Currently, the talks are at a preliminary stage, with Tata Sons assessing the right fleet mix and no decisions taken yet on aircraft type or order size.

Air India, once known for its premium services and advertisements that featured Bollywood stars, has lucrative landing and parking slots at almost all major airports around the world. But it faces stiff competition from foreign airlines with non-stop services to India, as well as carriers operating from hubs in the Middle East.

Natarajan Chandrasekaran, chairman of the Tata Group, told Air India employees earlier this month at an internal company briefing, “In terms of fleet, we know we have work to do. We will address it with utmost urgency.
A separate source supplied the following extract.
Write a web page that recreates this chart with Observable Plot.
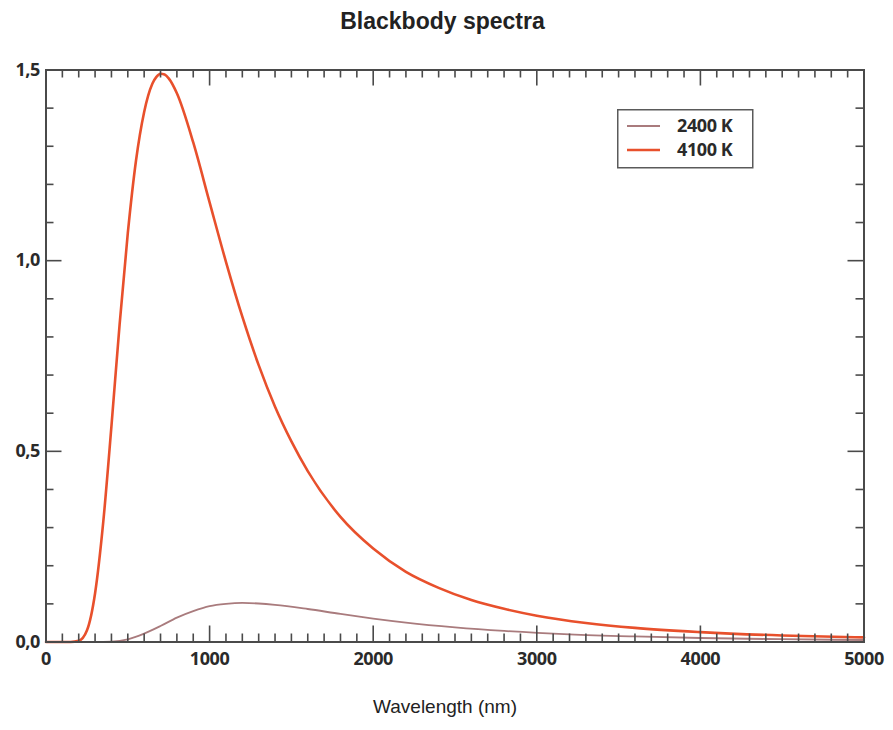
<!DOCTYPE html>
<html><head><meta charset="utf-8">
<script src="https://cdn.jsdelivr.net/npm/d3@7"></script>
<script src="https://cdn.jsdelivr.net/npm/@observablehq/plot@0.6"></script>
<style>
html,body{margin:0;padding:0;background:#fff}
body{width:893px;height:730px;position:relative;overflow:hidden;font-family:"Liberation Sans",Arial,sans-serif;color:#222}
#title{position:absolute;left:0;top:10px;width:885px;text-align:center;font-weight:bold;font-size:23px;line-height:23px}
#xlabel{position:absolute;left:0;top:697px;width:890px;text-align:center;font-size:19px;line-height:19px}
#chart{position:absolute;left:0;top:50px}
#legend{position:absolute;left:617px;top:109px}
</style>
</head><body>
<div id="title">Blackbody spectra</div>
<div id="chart"></div>
<div id="legend"></div>
<div id="xlabel">Wavelength (nm)</div>
<script>
// Series
const seriesNames = ["2400 K", "4100 K"];
const seriesColors = ["#a97b7d", "#e8502c"];
const wl2400 = [0, 300, 400, 500, 600, 700, 800, 900, 1000, 1100, 1200, 1300, 1400, 1600, 1800, 2000, 2200, 2500, 2800, 3200, 3600, 4000, 4500, 5000];
const val2400 = [0, 0, 0.001, 0.007, 0.022, 0.042, 0.064, 0.081, 0.094, 0.100, 0.1025, 0.101, 0.0975, 0.0865, 0.0735, 0.0615, 0.051, 0.0385, 0.029, 0.020, 0.0145, 0.0105, 0.0073, 0.0052];
const wl4100 = [0, 150, 200, 250, 300, 350, 400, 450, 500, 550, 600, 650, 675, 700, 725, 750, 800, 900, 1000, 1100, 1200, 1300, 1400, 1500, 1600, 1800, 2000, 2200, 2400, 2600, 2800, 3000, 3300, 3600, 4000, 4500, 5000];
const val4100 = [0, 0, 0.003, 0.030, 0.128, 0.315, 0.566, 0.833, 1.072, 1.262, 1.390, 1.464, 1.482, 1.490, 1.488, 1.478, 1.439, 1.310, 1.153, 0.997, 0.853, 0.726, 0.617, 0.526, 0.448, 0.328, 0.245, 0.184, 0.142, 0.110, 0.087, 0.069, 0.050, 0.037, 0.026, 0.017, 0.012];
// Ticks
const xTicks = [0, 1000, 2000, 3000, 4000, 5000];
const xTickLabels = ["0", "1000", "2000", "3000", "4000", "5000"];
const yTicks = [0, 0.5, 1.0, 1.5];
const yTickLabels = ["0,0", "0,5", "1,0", "1,5"];

const rows = [
  ...wl2400.map((w, i) => ({wl: w, v: val2400[i], s: seriesNames[0]})),
  ...wl4100.map((w, i) => ({wl: w, v: val4100[i], s: seriesNames[1]}))
];

const W = 893, H = 635;
const mL = 45.5, mR = 29.5, mT = 19.5, mB = 43.5;
const xDom = [0, 5000], yDom = [0, 1.5];
const pxX = (W - mL - mR) / (xDom[1] - xDom[0]);
const pxY = (H - mT - mB) / (yDom[1] - yDom[0]);
const minorLen = 8, majorLen = 16;
const xMinor = d3.range(100, 5000, 100).filter(d => d % 1000 !== 0);
const xMajor = [1000, 2000, 3000, 4000];
const yMinor = d3.range(1, 15).map(d => d / 10).filter(d => Math.abs(d - 0.5) > 1e-9 && Math.abs(d - 1) > 1e-9);
const yMajor = [0.5, 1.0];
const tc = "#4a4a4a";

const ticksX = (vals, len) => [
  Plot.ruleX(vals, {x: d => d, y1: yDom[0], y2: yDom[0] + len / pxY, stroke: tc, strokeWidth: 1.6}),
  Plot.ruleX(vals, {x: d => d, y1: yDom[1], y2: yDom[1] - len / pxY, stroke: tc, strokeWidth: 1.6})
];
const ticksY = (vals, len) => [
  Plot.ruleY(vals, {y: d => d, x1: xDom[0], x2: xDom[0] + len / pxX, stroke: tc, strokeWidth: 1.6}),
  Plot.ruleY(vals, {y: d => d, x1: xDom[1], x2: xDom[1] - len / pxX, stroke: tc, strokeWidth: 1.6})
];

const chart = Plot.plot({
  width: W, height: H,
  marginLeft: mL, marginRight: mR, marginTop: mT, marginBottom: mB,
  style: {fontFamily: "'Open Sans', sans-serif", fontSize: "18px", fontWeight: "bold", color: "#2a2a2a", background: "transparent", letterSpacing: "-0.4px"},
  x: {domain: xDom},
  y: {domain: yDom},
  color: {domain: seriesNames, range: seriesColors},
  marks: [
    Plot.line(rows.filter(d => d.s === seriesNames[0]), {x: "wl", y: "v", stroke: "s", strokeWidth: 1.8, curve: "monotone-x"}),
    Plot.line(rows.filter(d => d.s === seriesNames[1]), {x: "wl", y: "v", stroke: "s", strokeWidth: 2.6, curve: "monotone-x"}),
    ...ticksX(xMinor, minorLen), ...ticksX(xMajor, majorLen),
    ...ticksY(yMinor, minorLen), ...ticksY(yMajor, majorLen),
    Plot.frame({stroke: tc, strokeWidth: 2}),
    Plot.axisX(xTicks, {anchor: "bottom", tickSize: 0, tickPadding: 10, tickFormat: d => xTickLabels[xTicks.indexOf(d)], label: null}),
    Plot.axisY(yTicks, {anchor: "left", tickSize: 0, tickPadding: 6, tickFormat: d => yTickLabels[yTicks.indexOf(d)], label: null})
  ]
});
document.getElementById("chart").appendChild(chart);

// Legend
const lg = d3.select("#legend").append("svg").attr("width", 140).attr("height", 62);
lg.append("rect").attr("x", 0.75).attr("y", 0.75).attr("width", 135).attr("height", 58)
  .attr("fill", "#fff").attr("stroke", "#5a5a5a").attr("stroke-width", 1.5);
seriesNames.forEach((n, i) => {
  const y = 17 + i * 24;
  lg.append("line").attr("x1", 10).attr("x2", 43).attr("y1", y).attr("y2", y)
    .attr("stroke", seriesColors[i]).attr("stroke-width", i ? 2.6 : 1.8);
  lg.append("text").attr("x", 60).attr("y", y).attr("dy", "0.36em")
    .attr("font-family", "'Open Sans', sans-serif").attr("font-weight", "bold").attr("font-size", 18)
    .attr("letter-spacing", "-0.4px").attr("fill", "#2a2a2a").text(n);
});
</script>
</body></html>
We’ll upgrade our fleet, we’ll bring modernity in our fleet, we’ll bring a new fleet.”

The average fleet age of the Air India fleet is over 10 years. Air India currently has 153 planes in its fleet. That includes 49 wide-body aircraft manufactured by Boeing and Airbus, including jets from the best-selling 737 and 320 families, making it a complicated mix considering each aircraft type requires separate skill sets of pilots and crew. Air India, one of the world’s first buyers of the Boeing Dreamliner, operates the oldest versions of the fuel-efficient workhorse, although several of them remain grounded due to a lack of parts.

Air India with its maharajah mascot, was once renowned for its lavishly decorated planes and stellar service championed by founder JRD Tata. Air India was founded in 1932 and nationalized in 1953.

Since the mid-2000s, however, Air India’s reputation has declined as financial troubles mounted. It flew widebody planes with business class seats in poor repair and grounded some of its new 787s to use for spare parts.

No comment was immediately available from any of the companies involved.